Cataluña no solo elige este jueves entre incertidumbre y progreso, entre prolongar la confrontación o darle una nueva oportunidad al entendimiento. También tiene ante sí la ocasión de abrir la puerta a un Ejecutivo regional que modifique radicalmente el orden de prioridades políticas, apostando por la gestión de los asuntos que en mayor medida preocupan a los ciudadanos; un Gobierno que, como ha anunciado Arrimadas, levante las alfombras tras años de opacidad, instaure la transparencia y acabe con décadas de clientelismo y corrupción institucionalizada; un Gobierno que restablezca la colaboración constructiva con las instituciones del Estado y sitúe la recuperación de la tolerancia y la convivencia como objetivo principal de la legislatura.

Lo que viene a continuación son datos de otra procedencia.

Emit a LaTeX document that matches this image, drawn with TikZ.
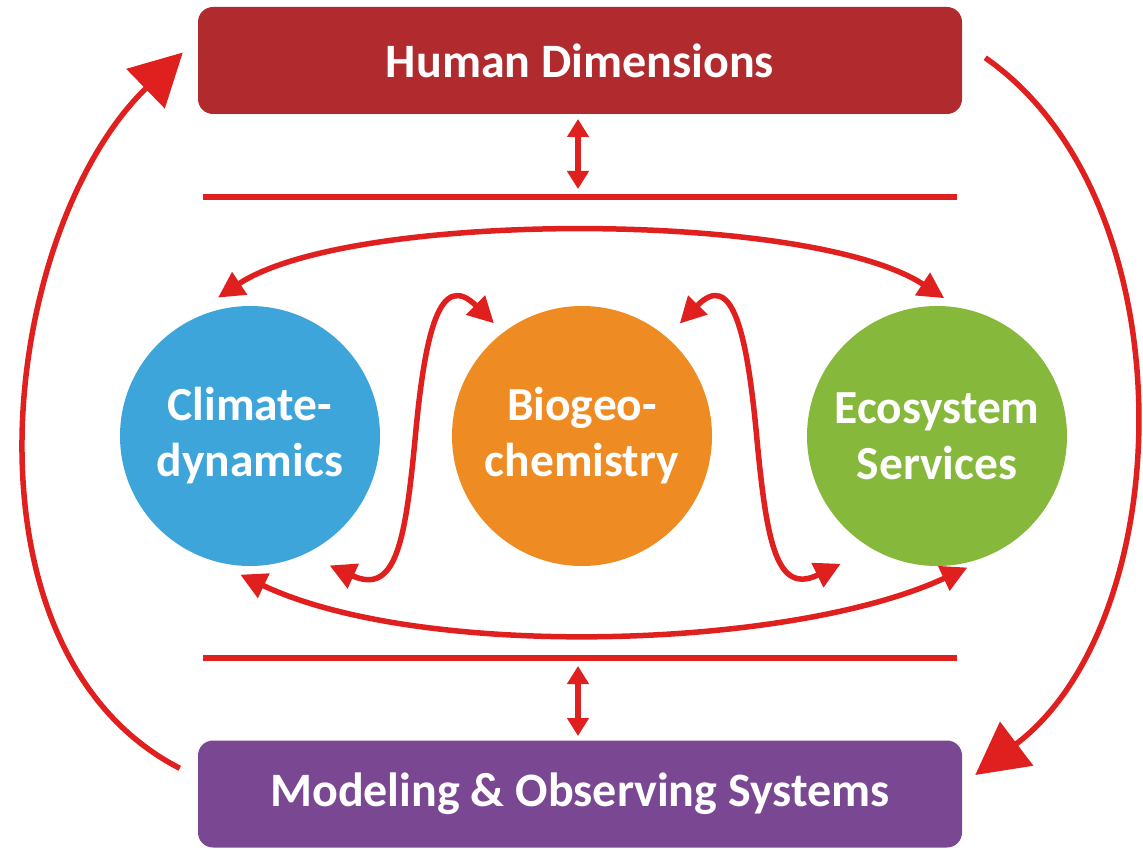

Si el nacionalismo catalán ha llegado donde ha llegado es en gran medida porque se le ha dejado llegar, porque el desentendimiento de muchos catalanes no nacionalistas y la perversa política de pactos de los Gobiernos centrales lo han permitido. Demasiada gente no ha ejercido sus derechos y/o no ha cumplido con su obligación cuando debía. Los catalanes tienen ahora la obligación de cambiar esa actitud imprudente y escapista. Ha llegado el momento de la verdad, de reconquistar el destino que hasta ahora solo una parte venía dictando a los demás. El 21-D puede ser el principio de algo o la constatación de que estamos ante un callejón sin retorno. Por fortuna, parece que por primera vez hemos cobrado conciencia de lo que nos jugamos.